The exercise | Images appear in the records below; leave them out and repeat everything else exactly.

Dataset |

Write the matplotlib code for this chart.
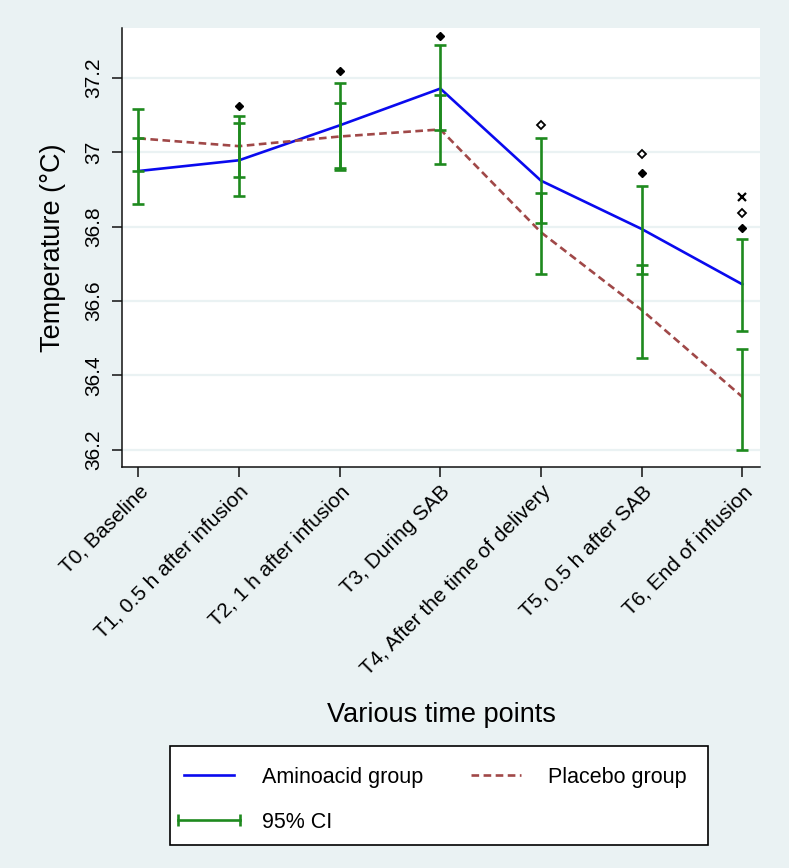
import matplotlib
matplotlib.use('Agg')
import matplotlib.pyplot as plt
from matplotlib.lines import Line2D
from matplotlib.patches import Rectangle
from matplotlib.legend_handler import HandlerLine2D

time_labels = ['T0, Baseline', 'T1, 0.5 h after infusion', 'T2, 1 h after infusion',
               'T3, During SAB', 'T4, After the time of delivery',
               'T5, 0.5 h after SAB', 'T6, End of infusion']
amino_mean = [36.950, 36.979, 37.073, 37.172, 36.924, 36.794, 36.645]
placebo_mean = [37.038, 37.017, 37.043, 37.062, 36.785, 36.576, 36.342]
amino_lo = [36.861, 36.883, 36.953, 37.060, 36.809, 36.672, 36.520]
amino_hi = [37.038, 37.080, 37.187, 37.289, 37.038, 36.910, 36.766]
placebo_lo = [36.950, 36.934, 36.959, 36.970, 36.672, 36.448, 36.199]
placebo_hi = [37.116, 37.098, 37.132, 37.156, 36.891, 36.698, 36.471]

# outlying points drawn above the bars
filled_x = [1, 2, 3, 5, 6]
filled_y = [37.125, 37.220, 37.314, 36.945, 36.797]
hollow_x = [4, 5, 6]
hollow_y = [37.073, 36.995, 36.838]
cross_x = [6]
cross_y = [36.880]

yticks = [36.2, 36.4, 36.6, 36.8, 37.0, 37.2]
ytick_labels = ['36.2', '36.4', '36.6', '36.8', '37', '37.2']

plt.rcParams['font.family'] = ['Liberation Sans', 'DejaVu Sans']
plt.rcParams['lines.scale_dashes'] = False

bg = '#eaf2f3'
green = '#1e8a1e'
blue = '#0a0aee'
red = '#a04848'
W, H = 789, 868

fig = plt.figure(figsize=(7.89, 8.68), dpi=100, facecolor=bg)
ax = fig.add_axes([0.1542, 0.4623, 0.809, 0.5054])
ax.set_facecolor('white')

x = list(range(len(time_labels)))
ax.plot(x, amino_mean, color=blue, lw=1.9, zorder=3)
ax.plot(x, placebo_mean, color=red, lw=1.9, dashes=(5.5, 3.2), zorder=3)

for lo, hi in [(amino_lo, amino_hi), (placebo_lo, placebo_hi)]:
    mid = [(a + b) / 2 for a, b in zip(lo, hi)]
    err = [[m - a for m, a in zip(mid, lo)], [b - m for m, b in zip(mid, hi)]]
    ax.errorbar(x, mid, yerr=err, fmt='none', ecolor=green, elinewidth=1.9,
                capsize=4.4, capthick=1.9, zorder=4)

ax.plot(filled_x, filled_y, 'D', color='black', ms=3.8, zorder=5)
ax.plot(hollow_x, hollow_y, 'D', mfc='white', mec='black', mew=1.3, ms=3.6, zorder=5)
ax.plot(cross_x, cross_y, 'x', color='black', ms=6, mew=1.6, zorder=5)

ax.set_xlim(-0.166, 6.175)
ax.set_ylim(36.154, 37.335)
ax.set_yticks(yticks)
ax.set_yticklabels(ytick_labels, rotation=90, va='center')
ax.set_xticks(x)
ax.set_xticklabels(time_labels, rotation=45, ha='right', va='top',
                   rotation_mode='anchor')
ax.tick_params(axis='both', direction='out', length=7, width=1.1,
               color='#111111', labelsize=15, pad=4)
ax.tick_params(axis='y', pad=6)
ax.grid(axis='y', color=bg, lw=1.6)
ax.set_axisbelow(True)
for side in ['top', 'right']:
    ax.spines[side].set_visible(False)
for side in ['left', 'bottom']:
    ax.spines[side].set_color('#111111')
    ax.spines[side].set_linewidth(1.1)

fig.text(53 / W, 1 - 248 / H, 'Temperature (°C)', rotation=90,
         ha='center', va='center', fontsize=19.5)
fig.text(441 / W, 1 - 715 / H, 'Various time points',
         ha='center', va='center', fontsize=19.5)

# legend box drawn by hand, entries placed inside it
fig.patches.append(Rectangle((170 / W, 1 - 845 / H), 538 / W, 99 / H,
                             transform=fig.transFigure, facecolor='white',
                             edgecolor='black', lw=1.2, zorder=1))
handles = [Line2D([], [], color=blue, lw=1.9),
           Line2D([], [], color=green, lw=1.9, marker='|', ms=9, mew=1.9),
           Line2D([], [], color=red, lw=1.9, dashes=(5.5, 3.2))]
labels = ['Aminoacid group', '95% CI', 'Placebo group']
leg = fig.legend(handles, labels, ncol=2, loc='upper left',
                 bbox_to_anchor=(178 / W, 1 - 767 / H), borderaxespad=0,
                 fontsize=15.5, frameon=False,
                 handlelength=2.9, handletextpad=1.0, columnspacing=1.92,
                 labelspacing=1.1, borderpad=0, numpoints=2,
                 handler_map={handles[1]: HandlerLine2D(marker_pad=0, numpoints=2)})
leg.set_zorder(2)

fig.savefig('out.png', dpi=100, facecolor=bg)
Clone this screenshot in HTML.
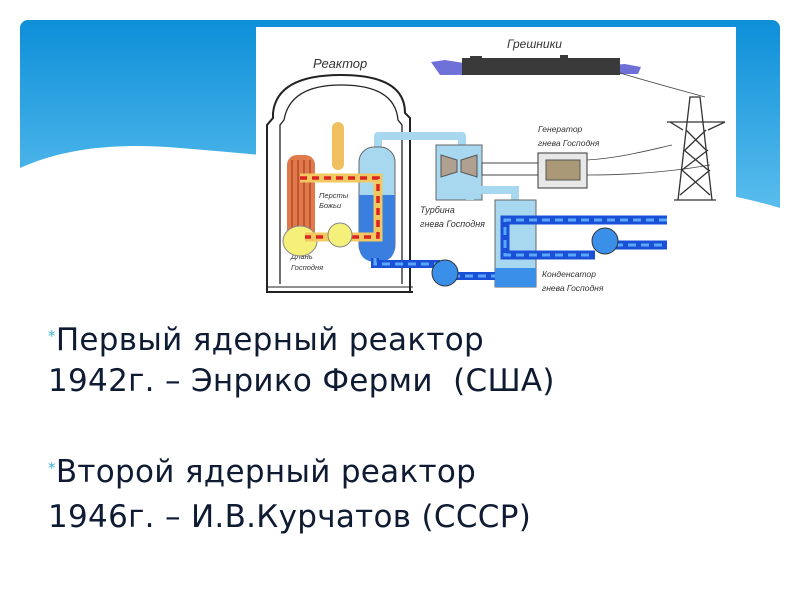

Task answer |
Write the matplotlib code for this chart.
import matplotlib
matplotlib.use('Agg')
import matplotlib.pyplot as plt
from matplotlib.lines import Line2D
from matplotlib.patches import Rectangle
from matplotlib.legend_handler import HandlerLine2D

time_labels = ['T0, Baseline', 'T1, 0.5 h after infusion', 'T2, 1 h after infusion',
               'T3, During SAB', 'T4, After the time of delivery',
               'T5, 0.5 h after SAB', 'T6, End of infusion']
amino_mean = [36.950, 36.979, 37.073, 37.172, 36.924, 36.794, 36.645]
placebo_mean = [37.038, 37.017, 37.043, 37.062, 36.785, 36.576, 36.342]
amino_lo = [36.861, 36.883, 36.953, 37.060, 36.809, 36.672, 36.520]
amino_hi = [37.038, 37.080, 37.187, 37.289, 37.038, 36.910, 36.766]
placebo_lo = [36.950, 36.934, 36.959, 36.970, 36.672, 36.448, 36.199]
placebo_hi = [37.116, 37.098, 37.132, 37.156, 36.891, 36.698, 36.471]

# outlying points drawn above the bars
filled_x = [1, 2, 3, 5, 6]
filled_y = [37.125, 37.220, 37.314, 36.945, 36.797]
hollow_x = [4, 5, 6]
hollow_y = [37.073, 36.995, 36.838]
cross_x = [6]
cross_y = [36.880]

yticks = [36.2, 36.4, 36.6, 36.8, 37.0, 37.2]
ytick_labels = ['36.2', '36.4', '36.6', '36.8', '37', '37.2']

plt.rcParams['font.family'] = ['Liberation Sans', 'DejaVu Sans']
plt.rcParams['lines.scale_dashes'] = False

bg = '#eaf2f3'
green = '#1e8a1e'
blue = '#0a0aee'
red = '#a04848'
W, H = 789, 868

fig = plt.figure(figsize=(7.89, 8.68), dpi=100, facecolor=bg)
ax = fig.add_axes([0.1542, 0.4623, 0.809, 0.5054])
ax.set_facecolor('white')

x = list(range(len(time_labels)))
ax.plot(x, amino_mean, color=blue, lw=1.9, zorder=3)
ax.plot(x, placebo_mean, color=red, lw=1.9, dashes=(5.5, 3.2), zorder=3)

for lo, hi in [(amino_lo, amino_hi), (placebo_lo, placebo_hi)]:
    mid = [(a + b) / 2 for a, b in zip(lo, hi)]
    err = [[m - a for m, a in zip(mid, lo)], [b - m for m, b in zip(mid, hi)]]
    ax.errorbar(x, mid, yerr=err, fmt='none', ecolor=green, elinewidth=1.9,
                capsize=4.4, capthick=1.9, zorder=4)

ax.plot(filled_x, filled_y, 'D', color='black', ms=3.8, zorder=5)
ax.plot(hollow_x, hollow_y, 'D', mfc='white', mec='black', mew=1.3, ms=3.6, zorder=5)
ax.plot(cross_x, cross_y, 'x', color='black', ms=6, mew=1.6, zorder=5)

ax.set_xlim(-0.166, 6.175)
ax.set_ylim(36.154, 37.335)
ax.set_yticks(yticks)
ax.set_yticklabels(ytick_labels, rotation=90, va='center')
ax.set_xticks(x)
ax.set_xticklabels(time_labels, rotation=45, ha='right', va='top',
                   rotation_mode='anchor')
ax.tick_params(axis='both', direction='out', length=7, width=1.1,
               color='#111111', labelsize=15, pad=4)
ax.tick_params(axis='y', pad=6)
ax.grid(axis='y', color=bg, lw=1.6)
ax.set_axisbelow(True)
for side in ['top', 'right']:
    ax.spines[side].set_visible(False)
for side in ['left', 'bottom']:
    ax.spines[side].set_color('#111111')
    ax.spines[side].set_linewidth(1.1)

fig.text(53 / W, 1 - 248 / H, 'Temperature (°C)', rotation=90,
         ha='center', va='center', fontsize=19.5)
fig.text(441 / W, 1 - 715 / H, 'Various time points',
         ha='center', va='center', fontsize=19.5)

# legend box drawn by hand, entries placed inside it
fig.patches.append(Rectangle((170 / W, 1 - 845 / H), 538 / W, 99 / H,
                             transform=fig.transFigure, facecolor='white',
                             edgecolor='black', lw=1.2, zorder=1))
handles = [Line2D([], [], color=blue, lw=1.9),
           Line2D([], [], color=green, lw=1.9, marker='|', ms=9, mew=1.9),
           Line2D([], [], color=red, lw=1.9, dashes=(5.5, 3.2))]
labels = ['Aminoacid group', '95% CI', 'Placebo group']
leg = fig.legend(handles, labels, ncol=2, loc='upper left',
                 bbox_to_anchor=(178 / W, 1 - 767 / H), borderaxespad=0,
                 fontsize=15.5, frameon=False,
                 handlelength=2.9, handletextpad=1.0, columnspacing=1.92,
                 labelspacing=1.1, borderpad=0, numpoints=2,
                 handler_map={handles[1]: HandlerLine2D(marker_pad=0, numpoints=2)})
leg.set_zorder(2)

fig.savefig('out.png', dpi=100, facecolor=bg)
Clone this screenshot in HTML.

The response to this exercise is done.